* Begin Supplied entries *

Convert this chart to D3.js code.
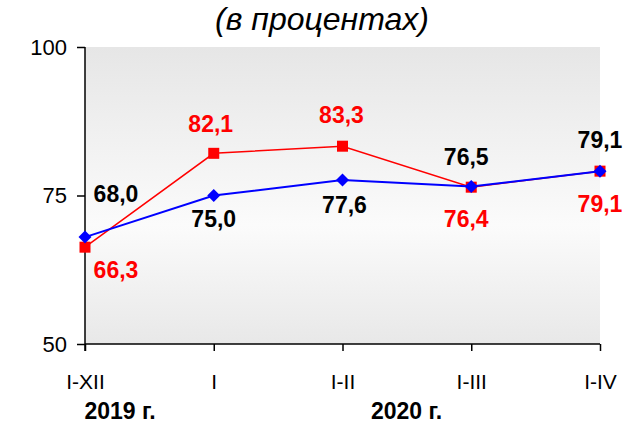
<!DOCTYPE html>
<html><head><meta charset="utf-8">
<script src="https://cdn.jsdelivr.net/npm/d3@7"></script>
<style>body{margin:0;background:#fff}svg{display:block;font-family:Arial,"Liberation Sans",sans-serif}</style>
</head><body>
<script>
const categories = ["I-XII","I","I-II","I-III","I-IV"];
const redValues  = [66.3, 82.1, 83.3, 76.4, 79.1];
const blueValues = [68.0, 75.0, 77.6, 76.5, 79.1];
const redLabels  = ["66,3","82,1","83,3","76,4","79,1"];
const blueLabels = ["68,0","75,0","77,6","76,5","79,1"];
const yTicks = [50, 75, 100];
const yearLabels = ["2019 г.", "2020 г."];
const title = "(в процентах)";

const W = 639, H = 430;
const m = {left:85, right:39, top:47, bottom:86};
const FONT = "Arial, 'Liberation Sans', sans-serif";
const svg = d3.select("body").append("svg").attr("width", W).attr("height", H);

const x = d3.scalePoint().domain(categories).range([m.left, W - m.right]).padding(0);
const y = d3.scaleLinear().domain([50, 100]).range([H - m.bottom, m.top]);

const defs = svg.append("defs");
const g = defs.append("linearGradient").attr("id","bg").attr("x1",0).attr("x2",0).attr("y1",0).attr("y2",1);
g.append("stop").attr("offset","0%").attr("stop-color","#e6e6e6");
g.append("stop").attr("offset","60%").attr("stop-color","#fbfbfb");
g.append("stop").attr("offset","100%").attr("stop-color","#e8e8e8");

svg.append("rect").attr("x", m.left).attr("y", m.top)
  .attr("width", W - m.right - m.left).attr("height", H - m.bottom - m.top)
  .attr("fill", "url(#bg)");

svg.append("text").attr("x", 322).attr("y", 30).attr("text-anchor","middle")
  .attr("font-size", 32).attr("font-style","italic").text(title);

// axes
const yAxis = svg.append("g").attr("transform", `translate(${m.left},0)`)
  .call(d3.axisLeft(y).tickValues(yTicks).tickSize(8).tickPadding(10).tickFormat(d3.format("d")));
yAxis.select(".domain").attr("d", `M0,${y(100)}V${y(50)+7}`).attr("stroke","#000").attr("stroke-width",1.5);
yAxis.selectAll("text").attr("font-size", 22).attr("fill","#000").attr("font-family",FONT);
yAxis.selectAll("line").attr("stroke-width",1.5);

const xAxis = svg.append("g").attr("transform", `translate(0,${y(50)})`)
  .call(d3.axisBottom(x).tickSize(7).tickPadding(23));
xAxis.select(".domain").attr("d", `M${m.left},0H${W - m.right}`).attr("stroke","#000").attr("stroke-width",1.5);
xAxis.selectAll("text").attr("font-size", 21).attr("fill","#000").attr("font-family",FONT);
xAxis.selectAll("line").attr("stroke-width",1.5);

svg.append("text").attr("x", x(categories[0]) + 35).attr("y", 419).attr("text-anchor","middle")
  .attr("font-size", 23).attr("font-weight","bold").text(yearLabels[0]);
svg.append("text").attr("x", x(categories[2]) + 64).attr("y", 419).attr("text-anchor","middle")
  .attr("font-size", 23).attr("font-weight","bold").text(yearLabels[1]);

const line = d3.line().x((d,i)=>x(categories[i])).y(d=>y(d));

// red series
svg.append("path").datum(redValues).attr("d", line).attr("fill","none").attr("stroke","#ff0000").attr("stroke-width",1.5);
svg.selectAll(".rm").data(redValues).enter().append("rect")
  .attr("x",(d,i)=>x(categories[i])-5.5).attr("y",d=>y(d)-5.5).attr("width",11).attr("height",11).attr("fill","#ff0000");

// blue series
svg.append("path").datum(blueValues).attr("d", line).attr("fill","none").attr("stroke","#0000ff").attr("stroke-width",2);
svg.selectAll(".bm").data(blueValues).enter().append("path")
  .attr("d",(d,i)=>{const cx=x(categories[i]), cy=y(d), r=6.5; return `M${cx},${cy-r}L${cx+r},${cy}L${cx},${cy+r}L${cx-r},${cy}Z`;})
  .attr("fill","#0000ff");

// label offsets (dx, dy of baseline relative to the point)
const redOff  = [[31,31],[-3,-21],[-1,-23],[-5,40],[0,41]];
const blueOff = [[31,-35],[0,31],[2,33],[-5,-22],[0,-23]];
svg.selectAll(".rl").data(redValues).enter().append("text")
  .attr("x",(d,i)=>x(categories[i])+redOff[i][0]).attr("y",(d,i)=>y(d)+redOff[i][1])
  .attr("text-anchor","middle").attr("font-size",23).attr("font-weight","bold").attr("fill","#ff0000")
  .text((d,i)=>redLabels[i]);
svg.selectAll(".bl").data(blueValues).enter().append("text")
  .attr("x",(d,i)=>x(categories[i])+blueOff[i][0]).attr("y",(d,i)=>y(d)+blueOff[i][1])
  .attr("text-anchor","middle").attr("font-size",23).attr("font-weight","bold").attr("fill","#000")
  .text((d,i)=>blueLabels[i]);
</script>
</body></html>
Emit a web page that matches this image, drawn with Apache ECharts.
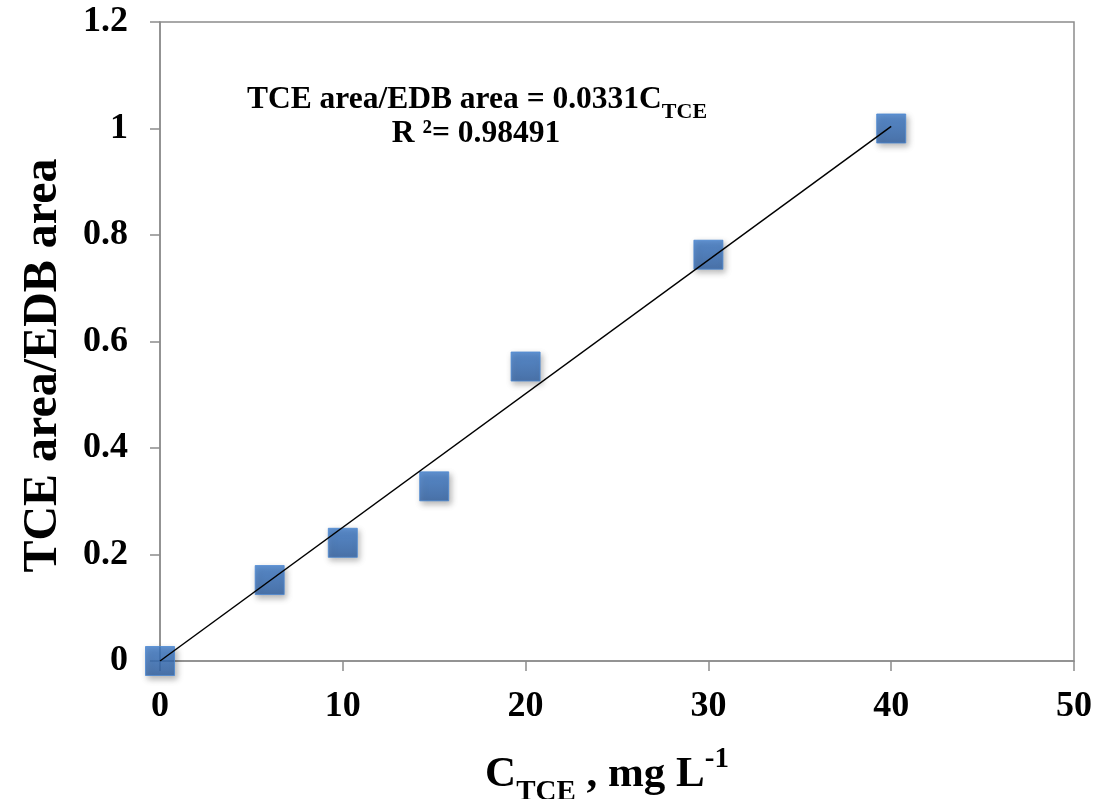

* End Supplied entries *

What you should do.
Your copy of the data above should match it exactly, except that pictures are left out.

Answer to the problem.
Convert this chart to D3.js code.
<!DOCTYPE html>
<html><head><meta charset="utf-8">
<script src="https://cdn.jsdelivr.net/npm/d3@7"></script>
<style>body{margin:0;background:#fff}svg{display:block;font-family:Arial,"Liberation Sans",sans-serif}</style>
</head><body>
<script>
const categories = ["I-XII","I","I-II","I-III","I-IV"];
const redValues  = [66.3, 82.1, 83.3, 76.4, 79.1];
const blueValues = [68.0, 75.0, 77.6, 76.5, 79.1];
const redLabels  = ["66,3","82,1","83,3","76,4","79,1"];
const blueLabels = ["68,0","75,0","77,6","76,5","79,1"];
const yTicks = [50, 75, 100];
const yearLabels = ["2019 г.", "2020 г."];
const title = "(в процентах)";

const W = 639, H = 430;
const m = {left:85, right:39, top:47, bottom:86};
const FONT = "Arial, 'Liberation Sans', sans-serif";
const svg = d3.select("body").append("svg").attr("width", W).attr("height", H);

const x = d3.scalePoint().domain(categories).range([m.left, W - m.right]).padding(0);
const y = d3.scaleLinear().domain([50, 100]).range([H - m.bottom, m.top]);

const defs = svg.append("defs");
const g = defs.append("linearGradient").attr("id","bg").attr("x1",0).attr("x2",0).attr("y1",0).attr("y2",1);
g.append("stop").attr("offset","0%").attr("stop-color","#e6e6e6");
g.append("stop").attr("offset","60%").attr("stop-color","#fbfbfb");
g.append("stop").attr("offset","100%").attr("stop-color","#e8e8e8");

svg.append("rect").attr("x", m.left).attr("y", m.top)
  .attr("width", W - m.right - m.left).attr("height", H - m.bottom - m.top)
  .attr("fill", "url(#bg)");

svg.append("text").attr("x", 322).attr("y", 30).attr("text-anchor","middle")
  .attr("font-size", 32).attr("font-style","italic").text(title);

// axes
const yAxis = svg.append("g").attr("transform", `translate(${m.left},0)`)
  .call(d3.axisLeft(y).tickValues(yTicks).tickSize(8).tickPadding(10).tickFormat(d3.format("d")));
yAxis.select(".domain").attr("d", `M0,${y(100)}V${y(50)+7}`).attr("stroke","#000").attr("stroke-width",1.5);
yAxis.selectAll("text").attr("font-size", 22).attr("fill","#000").attr("font-family",FONT);
yAxis.selectAll("line").attr("stroke-width",1.5);

const xAxis = svg.append("g").attr("transform", `translate(0,${y(50)})`)
  .call(d3.axisBottom(x).tickSize(7).tickPadding(23));
xAxis.select(".domain").attr("d", `M${m.left},0H${W - m.right}`).attr("stroke","#000").attr("stroke-width",1.5);
xAxis.selectAll("text").attr("font-size", 21).attr("fill","#000").attr("font-family",FONT);
xAxis.selectAll("line").attr("stroke-width",1.5);

svg.append("text").attr("x", x(categories[0]) + 35).attr("y", 419).attr("text-anchor","middle")
  .attr("font-size", 23).attr("font-weight","bold").text(yearLabels[0]);
svg.append("text").attr("x", x(categories[2]) + 64).attr("y", 419).attr("text-anchor","middle")
  .attr("font-size", 23).attr("font-weight","bold").text(yearLabels[1]);

const line = d3.line().x((d,i)=>x(categories[i])).y(d=>y(d));

// red series
svg.append("path").datum(redValues).attr("d", line).attr("fill","none").attr("stroke","#ff0000").attr("stroke-width",1.5);
svg.selectAll(".rm").data(redValues).enter().append("rect")
  .attr("x",(d,i)=>x(categories[i])-5.5).attr("y",d=>y(d)-5.5).attr("width",11).attr("height",11).attr("fill","#ff0000");

// blue series
svg.append("path").datum(blueValues).attr("d", line).attr("fill","none").attr("stroke","#0000ff").attr("stroke-width",2);
svg.selectAll(".bm").data(blueValues).enter().append("path")
  .attr("d",(d,i)=>{const cx=x(categories[i]), cy=y(d), r=6.5; return `M${cx},${cy-r}L${cx+r},${cy}L${cx},${cy+r}L${cx-r},${cy}Z`;})
  .attr("fill","#0000ff");

// label offsets (dx, dy of baseline relative to the point)
const redOff  = [[31,31],[-3,-21],[-1,-23],[-5,40],[0,41]];
const blueOff = [[31,-35],[0,31],[2,33],[-5,-22],[0,-23]];
svg.selectAll(".rl").data(redValues).enter().append("text")
  .attr("x",(d,i)=>x(categories[i])+redOff[i][0]).attr("y",(d,i)=>y(d)+redOff[i][1])
  .attr("text-anchor","middle").attr("font-size",23).attr("font-weight","bold").attr("fill","#ff0000")
  .text((d,i)=>redLabels[i]);
svg.selectAll(".bl").data(blueValues).enter().append("text")
  .attr("x",(d,i)=>x(categories[i])+blueOff[i][0]).attr("y",(d,i)=>y(d)+blueOff[i][1])
  .attr("text-anchor","middle").attr("font-size",23).attr("font-weight","bold").attr("fill","#000")
  .text((d,i)=>blueLabels[i]);
</script>
</body></html>
Emit a web page that matches this image, drawn with Apache ECharts.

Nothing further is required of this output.